3. Visualizing the Deployment Flow

4. Deploying via GitHub Actions (SSH)

The most common way for absolute beginners to automate a VPS (like DigitalOcean) is using an SSH action.

.github/workflows/deploy.yml
- name: Deploy to Server
uses: appleboy/ssh-action@master
with:
host: ${{ secrets.SERVER_IP }}
username: ${{ secrets.SERVER_USER }}
key: ${{ secrets.SSH_PRIVATE_KEY }}
script: |
cd /home/ajay/codeharbor-api
git pull origin main
npm install --omit=dev
pm2 restart ecosystem.config.js

5. Database Migrations during Deployment

Deploying code is easy; deploying data changes is hard.

  • The Master Rule: Never delete columns in a deployment. Always add new columns first, then migrate data, then delete old columns in a future deployment.
  • Automation: Your script should run npx knex migrate:latest or npx prisma migrate deploy before restarting the application. This ensures that your database schema is always in sync with your code.

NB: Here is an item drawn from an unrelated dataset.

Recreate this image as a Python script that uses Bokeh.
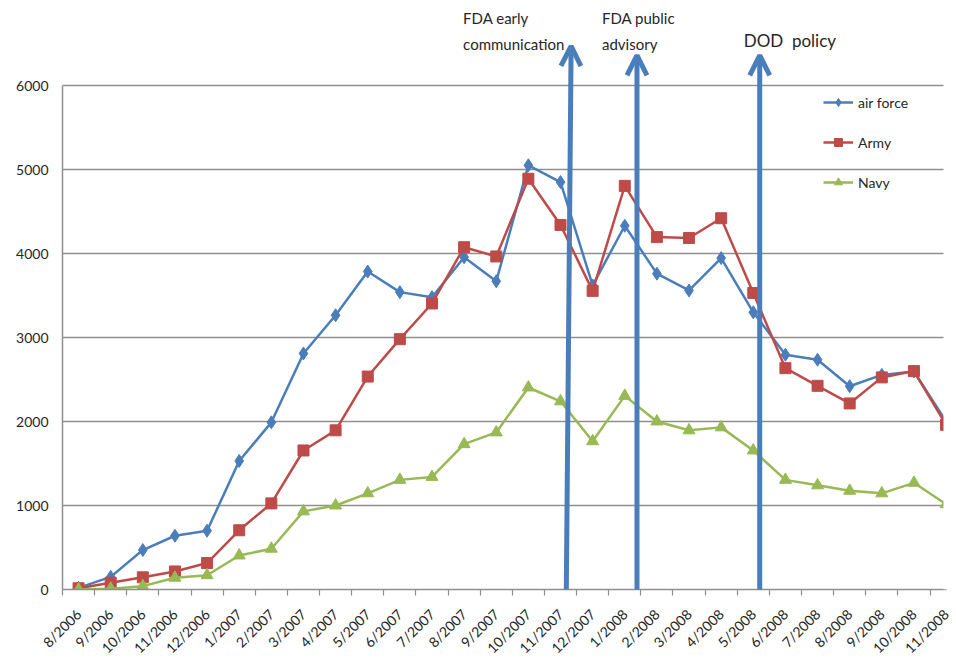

6. Post-Deployment Smoke Tests

A "Master" doesn't just assume the deployment worked. You should add a final step to your pipeline:

  1. Wait 10 seconds for the app to start.
  2. Run a curl command to your health-check endpoint (/api/health).
  3. If it returns 200 OK, the deployment is a success.

Practice: The "No-Touch" Deploy

  1. Set up an SSH key on your server and add the private key to GitHub Secrets.
  2. Create a deploy.yml that triggers only when you push to the main branch.
  3. Push a small change (like changing a "Hello" message).
  4. Wait for the Action to finish and refresh your website. You should see the update without ever opening your terminal!
Rollbacks

Always keep the previous version of your code or Docker image tagged. If your smoke test fails, your script should automatically run the pm2 restart command for the previous working version.